Trial Ends with Agreement Over Cleanup

By Ronald Drenger

Tenants and management of 80 John Street reached a settlement last month in the first landlord–tenant case stemming from Sept. 11 to go to trial.

The dispute focused on what kind of environmental cleanup the building needed after the World Trade Center disaster. A judge’s ruling could have affected thousands of other downtown residents in similar disputes. Two other cases, 50 Battery Place and 333 Rector Place, may go to trial this month if tenants and building owners can’t reach an agreement.

WSA Management, which runs 80 John Street, had sued 75 rent-striking tenants in December. The settlement, reached after a trial lasting several weeks, calls for WSA to vacuum hallway and elevator floors with a HEPA (high-efficiency particulate) vacuum, to power-wash the building’s north and south facades, and to remove, clean and reinstall apartment air conditioners at residents’ request. The company is not required to do any environmental tests.

WSA, which did not admit fault in the case, also agreed to waive rents from Sept. 11 through Sept. 31. It had earlier offered to forego rent only through Sept. 18, the period when the building, four blocks from Ground Zero, lacked basic services.

Few tenant association members opposed the settlement. Some said they were unhappy with the terms but feared the cost of further litigation and the possibility that the case could drag on for years on appeal.

"I’m very glad we took this to court," said tenant Elizabeth Stapleton, who voted for the settlement. "We’re going to get a cleanup and we wouldn’t have gotten any otherwise." She said she wanted to continue to fight, but knew that many tenant association members would have dropped out if a settlement weren’t reached soon.

Cynthia Lane, president of the tenant association, who worked almost full time on the case after losing her job due to the disaster, called the agreement "horrible." Fearing that the building workers would spread dust around the apartments, Lane said she wanted professionals experienced with hazardous materials to clean up. "The quote unquote cleaning will make things worse," she said.

Recent test results that were not introduced as evidence, according to Lane, showed unsafe levels of dangerous materials inside air conditioners.

"WSA went from zero willingness to settle to offering this agreement, after they saw those results," she said.
WSA executives declined to comment, but the company’s law firm released a short statement asserting that "debris and/or dust, if any, at the building did not pose any health hazards to the tenants/occupants."

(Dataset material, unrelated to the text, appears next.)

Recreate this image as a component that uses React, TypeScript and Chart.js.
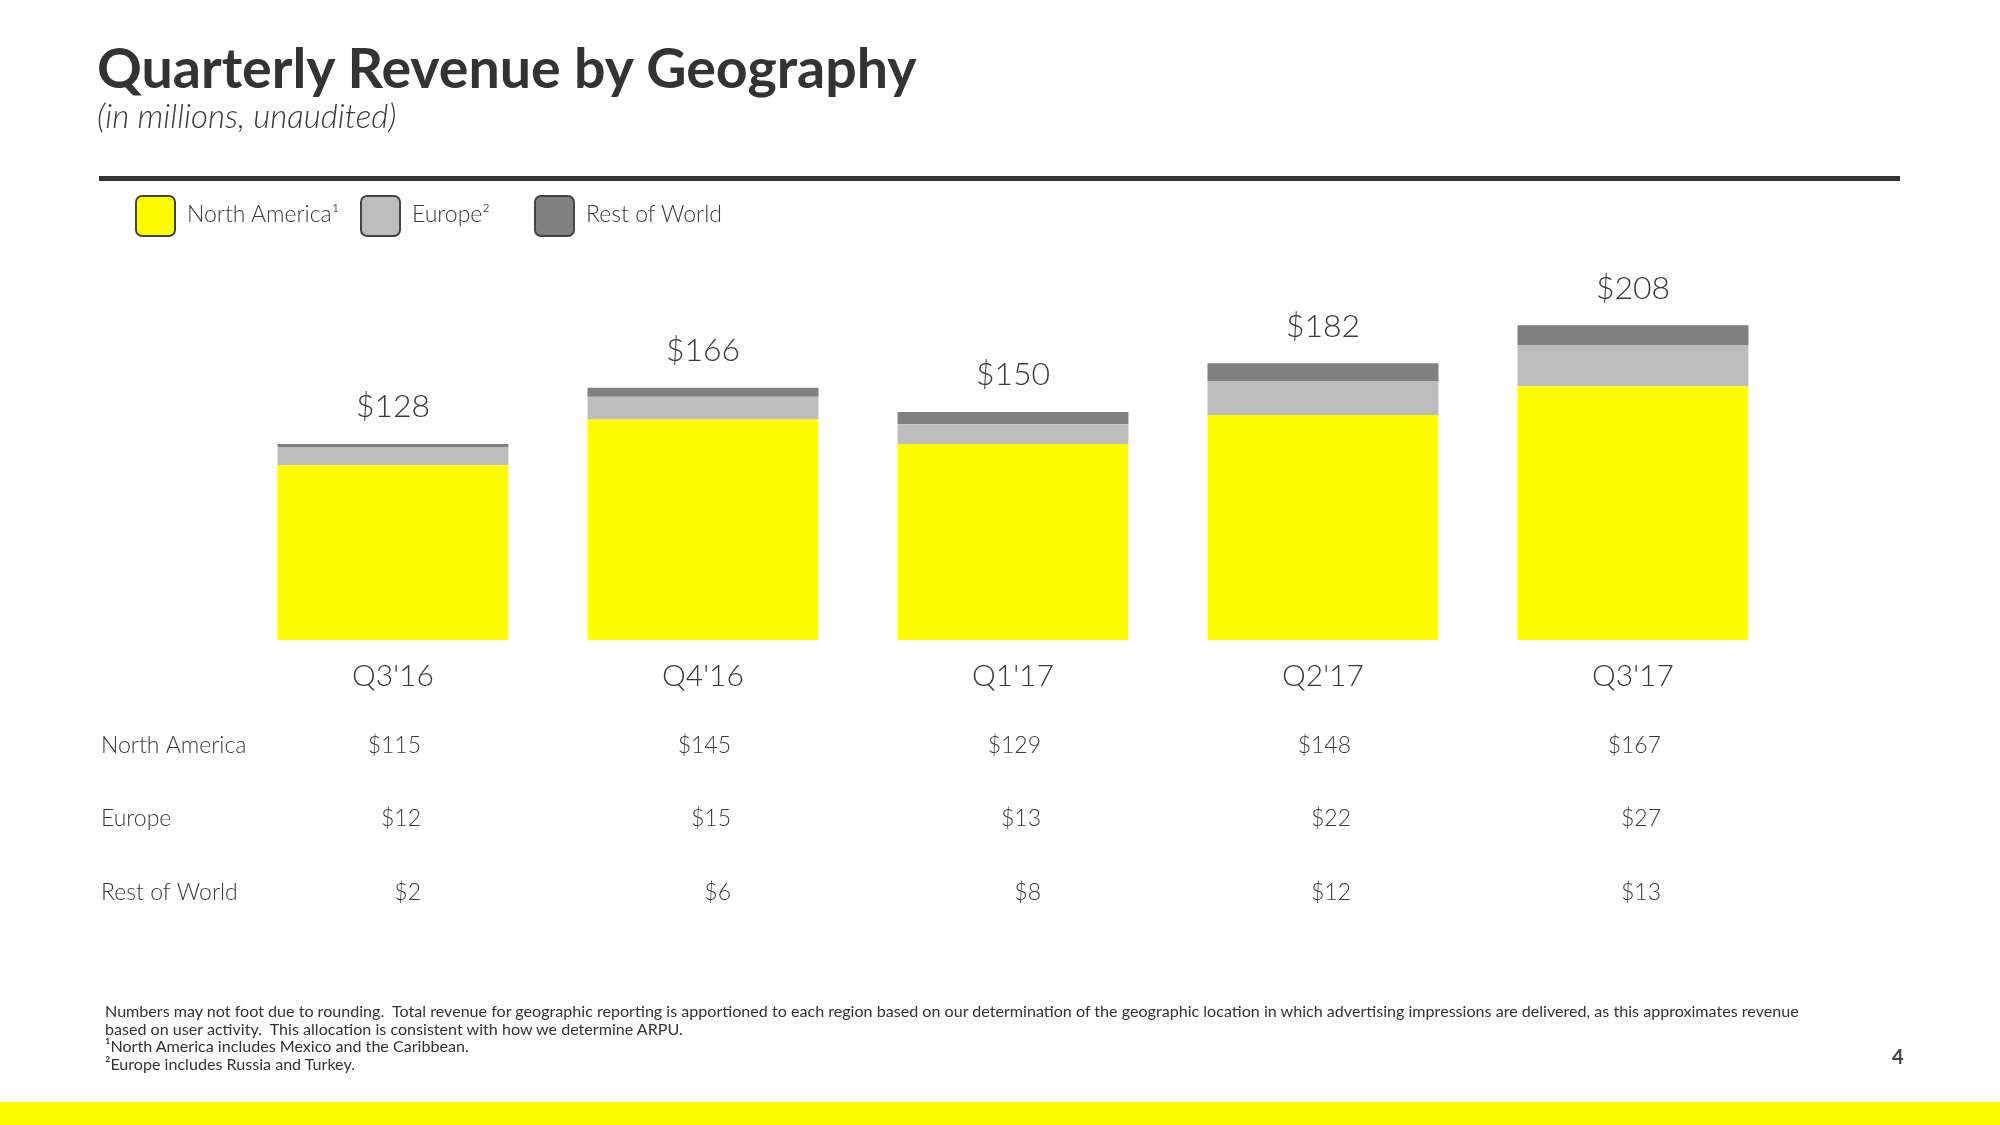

During the trial, environmental experts testifying for the tenants claimed that contaminated World Trade Center dust remained in the building. Residents described health problems, such as nosebleeds, coughing and kidney conditions, that they attributed to the dust.

Management had not yet called any witnesses when the settlement was signed.

Jack Lester, the tenants’ attorney, supported the agreement. "The primary purpose of the litigation was to secure a cleanup," he said. "In every [World Trade Center-related] case I’ve worked on so far, the settlement—this is the sixth—had a provision for a cleanup beyond that which the government has required or the owner agreed to do voluntarily."

"The problem," Lester added, "is that there’s no protocol that says what owners are doing is adequate or inadequate."